Roku sells devices for as little as $29.99, but hardware sales aren't what attracted me -- the platform is. It produces revenue in several ways, including subscription fees to premium channels or transaction fees like when a viewer purchases a movie.

The big growth opportunity is advertising revenue. As part of the deal for using its platform, Roku takes a share of a publisher's ad inventory (30% is reportedly the standard cut). Roku then sells that advertising. In the second quarter, businesses were shutting down and cutting ad spending to save money. Despite those headwinds, Roku reported impressive numbers:

  • First-time ad clients were up 40% year over year.
  • It retained 92% of its customers who spent at least $1 million in the first half of 2019.
  • Platform revenue rose 46% year over year and total revenue was up 42%.

The trend toward connected TV could be seen in other earnings reports. The Trade Desk --  an advertising technology company with strong growth prospects -- saw revenue decline 13% year over year in the second quarter, but connected TV spending on its platform bucked the broader revenue trend by rising 40%. 

Connected TV is surging, and Roku's platform produces a virtuous cycle. Content publishers are attracted because of the huge viewership. Viewers are attracted because there's so much content. And advertisers see an increasing amount of inventory available and can leverage user data to target specific audiences.

ROKU Chart

Roku year-to-date stock performance, data by YCharts.

Why I bought in September

I failed to recognize this stock in 2018 and missed a 337% rise in 2019. But when the pandemic hit, Roku stock was cut in half, and I started a position in early March at $90.77 per share. I bought more in early April ($81.60) and early May ($115.87).

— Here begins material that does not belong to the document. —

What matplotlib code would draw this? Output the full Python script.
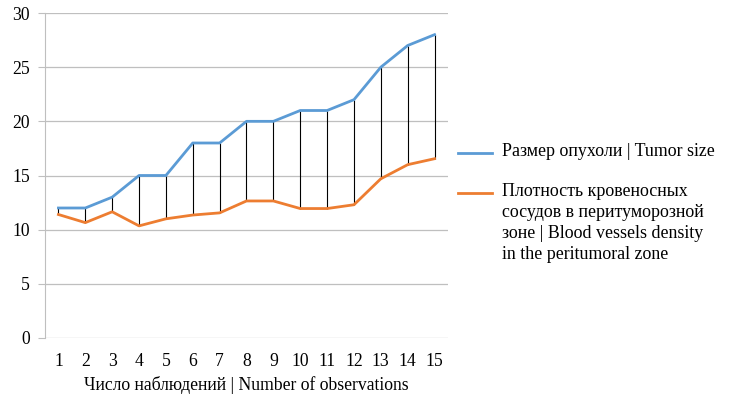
import numpy as np
import matplotlib.pyplot as plt
from matplotlib.lines import Line2D

plt.rcParams['font.family'] = ['Liberation Serif', 'DejaVu Serif']

obs = list(range(1, 16))
tumor_size = [12, 12, 13, 15, 15, 18, 18, 20, 20, 21, 21, 22, 25, 27, 28]
vessel_density = [11.4, 10.65, 11.65, 10.35, 11.0, 11.35, 11.55, 12.65, 12.65,
                  11.95, 11.95, 12.3, 14.7, 16.0, 16.55]

label_tumor = 'Размер опухоли | Tumor size'
label_vessels = ('Плотность кровеносных\nсосудов в перитуморозной\n'
                 'зоне | Blood vessels density\nin the peritumoral zone')
blue, orange = '#5b9bd5', '#ed7d31'

W, H = 729, 397
fig = plt.figure(figsize=(W / 100, H / 100), dpi=100)
ax = fig.add_axes([45 / W, 1 - 338 / H, (448 - 45) / W, (338 - 13) / H])

# high-low lines between the two series
ax.vlines(obs, vessel_density, tumor_size, color='black', lw=0.8, zorder=2)
ax.plot(obs, tumor_size, color=blue, lw=2.0, zorder=3)
ax.plot(obs, vessel_density, color=orange, lw=2.0, zorder=3)

ax.set_xlim(0.5, 15.5)
ax.set_ylim(0, 30)
ax.set_yticks(range(0, 31, 5))
ax.set_xticks(obs)
ax.grid(axis='y', color='#bfbfbf', lw=0.9)
ax.set_axisbelow(True)
for s in ['top', 'right', 'bottom']:
    ax.spines[s].set_visible(False)
ax.spines['left'].set_color('#bfbfbf')
ax.tick_params(axis='y', length=5, color='#bfbfbf', labelsize=12.7, pad=6)
ax.tick_params(axis='x', length=0, labelsize=12.7, pad=11)
ax.set_xlabel('Число наблюдений | Number of observations', fontsize=12.7, labelpad=4)

# legend on the right, line handles level with the first text line
def legend_entry(y, color, text):
    fig.add_artist(Line2D([458 / W, 492 / W], [1 - y / H] * 2, color=color, lw=2.0))
    fig.text(502 / W, 1 - (y - 9.5) / H, text, fontsize=12.9, va='top', ha='left',
             linespacing=1.3)

legend_entry(153, blue, label_tumor)
legend_entry(193, orange, label_vessels)

fig.savefig('out.png', dpi=100)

When the company reported strong results on Aug. 5, it gave me more confidence. In early September, Roku was trading for close to the same price as a year earlier -- despite year-over-year revenue growth of more than 40% every quarter. I added to my position at $155.19 per share. While the company's higher expenses and negative free cash flow of $45.8 million in the trailing 12 months are something to watch, I'm comfortable with increased expenses that help attract users and advertisers to fuel long-term growth.

My dollar-cost average has risen from about $85 per share to about $107 as I've built my position. Sometimes it's difficult to keep buying stocks as they go higher, but I think the shares will look like a bargain a few years from now.

This article represents the opinion of the writer, who may disagree with the “official” recommendation position of a Motley Fool premium advisory service. We’re motley! Questioning an investing thesis -- even one of our own -- helps us all think critically about investing and make decisions that help us become smarter, happier, and richer.